Even though Pilate symbolically “washes his hands” of the matter he must still approve the penalty and enforce the sentence. Listening to the mob shouting their demands he agrees, releasing a man guilty of crimes against Rome and sentencing to death a man who has, by his own words, done nothing worthy of death. “Then he released for them Barabbas, and having scourged Jesus, delivered him to be crucified” [Matthew 27:26 ESV]. Part of the death sentence imposed by Rome was scourging, being beaten with a multi-tailed whip imbedded with rocks and metal. Doing this had, for those in authority, a number of advantages. First, it took all of the struggle and fight out of the man condemned. Second, it provided a visual example to those under Rome’s authority to not do anything against Roman law or the will of those in authority. It imposed the maximum amount of suffering on the condemned who would then hang from a cross unable to do anything but survive for a short while. Disfiguring the man through flogging began the process of taking away their humanity and made it easier to kill them in such a horrendous manner.

But there was another, more insidious advantage to scourging. It gave the Roman soldiers an outlet for their anger toward the people they had conquered. It entertained them. Their minds and hearts had been trained by Rome, and their experiences only reinforced their training designed to teach and ingrain unforgiving brutality. Controlled by Rome meant they were not free to hurt and harm and maim and oppress, until they were released and given permission. Once released the full extent of their brutal training surfaced and moved into full action.

Then the soldiers of the governor took Jesus into the governor’s headquarters, and they gathered the whole battalion before him. And they stripped him and put a scarlet robe on him, and twisting together a vine of thorns they put it on his head as a crown and put a reed in his right hand as a scepter. And kneeling before him, they mocked him, saying, “Hail, King of the Jews!” And they spit on him and took the reed and struck him on the head. And when they had mocked him, they stripped him of the robe and put his own clothes on him and led him away to crucify him. [Matthew 27:27-31 ESV; see also John 19:1-2 and Mark 15:16-19]

Notice the actions of the soldiers as described by these three documents. Obviously, there were soldiers present throughout the “trial” of Jesus, listening to Pilate ridicule the High Priest and goad them into hypocrisy. Perhaps, while Pilate was questioning Jesus alone the guard present had seen him roll his eyes at Jesus’ words, heard the sarcasm in his voice as he asked “what is truth?” and agreed to condemn an innocent man. Pilate may have glanced over at the guard, made eye contact, and given the impression he was talking to a lunatic. Maybe, I’m not sure without more evidence, the guard, always under control, forced himself to suppress his own laughter, seeing his authority make fun of everyone present, except the Roman guard. We do not know what went on between Pilate and those under his control. We do know he gave them permission, freed them from the constraints of discipline, and allowed them to fully vent their derision for the Jews on the person of Jesus.

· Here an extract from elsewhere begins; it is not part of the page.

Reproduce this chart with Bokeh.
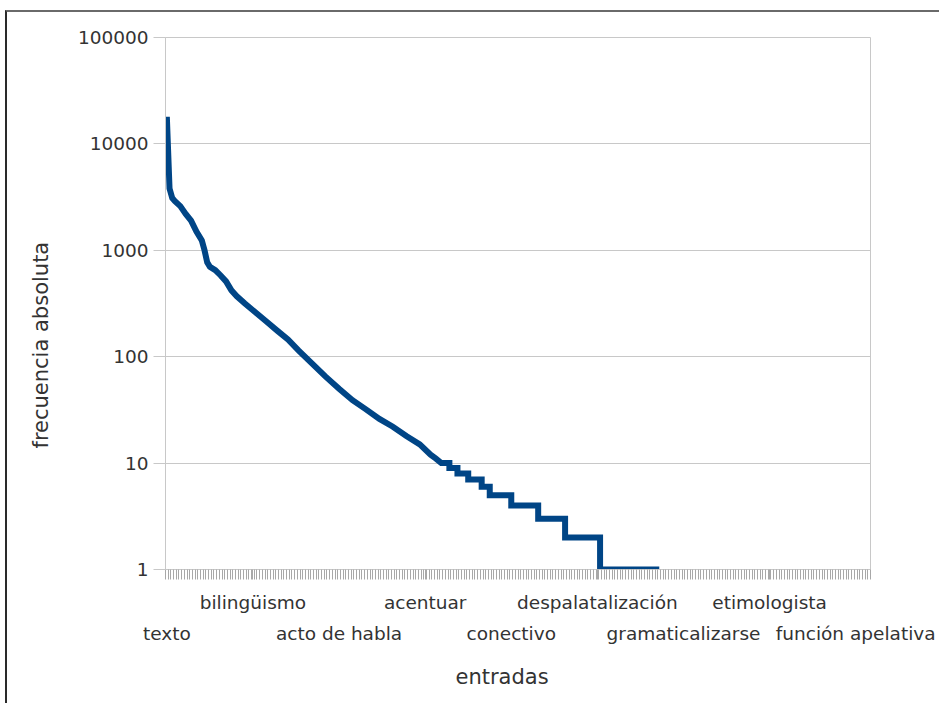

Pilate had ridiculed Jesus for saying he was a king and mocked the mob for rejecting their king. So the soldiers mocked Jesus as a king. After flogging him, beating him to the point of mortal trauma, they, like Herod’s guards, heaped abuse on the man they viewed as non-human. Wanting to share the spectacle “they called together the whole battalion” [Mark 15:16 ESV] to participate. This was part of their training. Everyone learned the techniques of abuse and how to deliver maximum suffering and humility. With a stripped and bleeding back from the whip they clothed him in “purple” and placed on his head a “crown of thorns.” They gave him a scepter, a reed, then took it from him and beat him with it. They kneeled before him in mockery and cried out “Hail, King of the Jews!” while saluting him and giving him mock worship. They spit on him and struck him with their hands and the reed. As it is presented each soldier takes their turn. This was all done in the Governor’s quarters within hearing of all who lived there, including Pilate and his wife. We can only imagine the agony she endured having to listen to the abuse heaped upon a man she knew was innocent. We can only imagine the stone Pilate’s heart became as he watched and approved the slow torture and murder of a man he had determined innocent.

This is a savior? Jesus is a king? It will be hours before his murder is finished. Then he will be dead. Considering the methods used by Rome to kill people there was no possibility of Jesus escaping death or being resuscitated once the soldiers were done murdering him. All of the evidence points to his ultimate death. All of the evidence says he is alive.